Treasury adjustments: unstaking, sales, and a policy recalibration


The foundation’s funding position has been reflected in recent treasury activity. Cointelegraph reported that the Ethereum Foundation unstaked 17,000 ETH in late April, and then another 21,270 ETH in early May, at the time reported as worth $50 million. The foundation had nearly surpassed 70,000 ETH staked earlier in the year, according to the same reporting.



Cointelegraph also noted the foundation sold 10,000 ETH in an OTC deal on May 1 to Bitmine, described as the largest corporate ETH holder. Arkham, a blockchain analytics platform, suggested the unstaking may have been driven by the need for funds to continue developing the network.

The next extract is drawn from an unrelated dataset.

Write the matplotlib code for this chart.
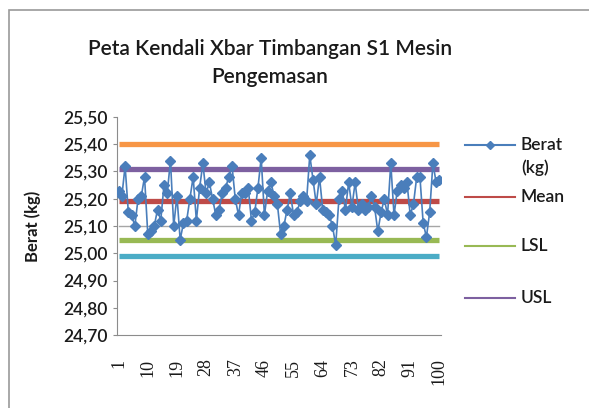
import matplotlib

matplotlib.use("Agg")

import matplotlib.pyplot as plt
import numpy as np
from matplotlib.lines import Line2D
from matplotlib.patches import Rectangle


TITLE = "Peta Kendali Xbar Timbangan S1 Mesin\nPengemasan"
Y_LABEL = "Berat (kg)"

BERAT = [
    25.23, 25.21, 25.32, 25.15, 25.14, 25.10, 25.20, 25.21, 25.28, 25.07,
    25.08, 25.10, 25.16, 25.12, 25.25, 25.22, 25.34, 25.10, 25.21, 25.05,
    25.11, 25.12, 25.20, 25.28, 25.12, 25.24, 25.33, 25.22, 25.26, 25.20,
    25.14, 25.16, 25.22, 25.24, 25.28, 25.32, 25.20, 25.14, 25.22, 25.22,
    25.24, 25.12, 25.15, 25.24, 25.35, 25.14, 25.23, 25.26, 25.21, 25.18,
    25.07, 25.10, 25.16, 25.22, 25.14, 25.15, 25.19, 25.21, 25.19, 25.36,
    25.27, 25.18, 25.28, 25.16, 25.15, 25.14, 25.10, 25.03, 25.20, 25.23,
    25.16, 25.26, 25.17, 25.26, 25.16, 25.18, 25.16, 25.17, 25.21, 25.17,
    25.08, 25.15, 25.20, 25.14, 25.33, 25.14, 25.23, 25.25, 25.24, 25.26,
    25.14, 25.18, 25.28, 25.28, 25.11, 25.06, 25.15, 25.33, 25.26, 25.27,
]
MEAN = 25.19
LSL = 25.05
USL = 25.31
UPPER_LINE = 25.40
LOWER_LINE = 24.99
GRAY_LINE = 25.10

X_TICKS = list(range(1, 101, 9))
Y_TICKS = [24.70, 24.80, 24.90, 25.00, 25.10, 25.20, 25.30, 25.40, 25.50]

LEGEND_LABELS = ["Berat\n(kg)", "Mean", "LSL", "USL"]
LEGEND_Y_PX = [145, 197, 246, 298]

BLUE = "#4A7EBB"
RED = "#BE4B48"
GREEN = "#98B954"
PURPLE = "#7D60A0"
ORANGE = "#F79646"
CYAN = "#4BACC6"
TEXT = "#1a1a1a"
FONT = "Lato"


def main():
    fig = plt.figure(figsize=(5.89, 4.08), dpi=100)
    fig.patch.set_facecolor("white")
    fig.patches.append(
        Rectangle((9 / 589, -0.05), 1.0, 1 - 10 / 408 + 0.05,
                  transform=fig.transFigure, fill=False,
                  edgecolor="#9a9a9a", linewidth=1.2)
    )

    ax = fig.add_axes([117 / 589, 1 - 335 / 408, 324 / 589, 218 / 408])
    x = np.arange(1, len(BERAT) + 1)
    n = len(BERAT)

    ref_lines = [
        (UPPER_LINE, ORANGE),
        (USL, PURPLE),
        (MEAN, RED),
        (LSL, GREEN),
        (LOWER_LINE, CYAN),
    ]
    ax.plot(x, [GRAY_LINE] * n, color="#a6a6a6", linewidth=1.0, zorder=2)
    for value, color in ref_lines:
        ax.plot(x, [value] * n, color=color, linewidth=3.8,
                solid_capstyle="butt", zorder=2)

    ax.plot(x, BERAT, color=BLUE, linewidth=1.2, marker="D",
            markersize=5, markerfacecolor=BLUE, markeredgecolor=BLUE,
            zorder=3)

    ax.set_xlim(0.5, 100.5)
    ax.set_ylim(24.70, 25.50)
    ax.set_xticks(X_TICKS)
    ax.set_xticklabels([str(t) for t in X_TICKS], rotation=90,
                       fontfamily="Liberation Serif", fontsize=13, color=TEXT)
    ax.set_yticks(Y_TICKS)
    ax.set_yticklabels([f"{t:.2f}".replace(".", ",") for t in Y_TICKS],
                       fontfamily=FONT, fontweight="semibold", fontsize=12.5,
                       color=TEXT)
    ax.tick_params(axis="x", length=0, pad=17)
    ax.tick_params(axis="y", length=3, color="#8c8c8c", pad=4)
    for side in ["top", "right"]:
        ax.spines[side].set_visible(False)
    for side in ["left", "bottom"]:
        ax.spines[side].set_color("#8c8c8c")

    ax.set_ylabel(Y_LABEL, fontfamily=FONT, fontweight="bold", fontsize=12,
                  color=TEXT, labelpad=16)
    fig.text(270 / 589, 1 - 63 / 408, TITLE, ha="center", va="center",
             fontfamily=FONT, fontweight="semibold", fontsize=15,
             color=TEXT, linespacing=1.5)

    colors = [BLUE, RED, GREEN, PURPLE]
    for i, (label, ypx, color) in enumerate(zip(LEGEND_LABELS, LEGEND_Y_PX, colors)):
        yf = 1 - ypx / 408
        fig.lines.append(Line2D([465 / 589, 515 / 589], [yf, yf],
                                transform=fig.transFigure, color=color,
                                linewidth=1.5))
        if i == 0:
            fig.lines.append(Line2D([490 / 589], [yf], transform=fig.transFigure,
                                    color=color, marker="D", markersize=4.5))
        fig.text(521 / 589, yf + 8 / 408, label, ha="left", va="top",
                 fontfamily=FONT, fontweight="semibold", fontsize=12.5,
                 color=TEXT, linespacing=1.5)

    fig.savefig("out.png", dpi=100)
    plt.close(fig)


if __name__ == "__main__":
    main()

These transactions represent another step in what Cointelegraph described as ongoing adjustments to the Ethereum Foundation’s treasury strategy. In a June 2025 policy update, the foundation said increasing its staking participation would help fund protocol development while limiting future ETH sales, following earlier community backlash over disposals.



Taken together, the funding warning from Van Epps and the foundation’s described treasury choices point to a structural tension: if the organization is trying to sell less ETH while also reducing operational spending and losing certain incentive programs, the ecosystem’s remaining funding capacity becomes harder to sustain—particularly during a period when maintenance needs continue regardless of roadmap milestones.



What to watch as the funding timeline tightens


For investors, builders, and client maintainers, the immediate question is whether Ethereum can secure stable, predictable support for core development within the next three to nine months—especially after the Client Incentive Program ended and as the foundation reshapes how it finances development through treasury policy. The next developments to monitor are any new funding commitments and how Ethereum’s core contributors adapt if annual support still fails to match the roughly $30 million level Van Epps described.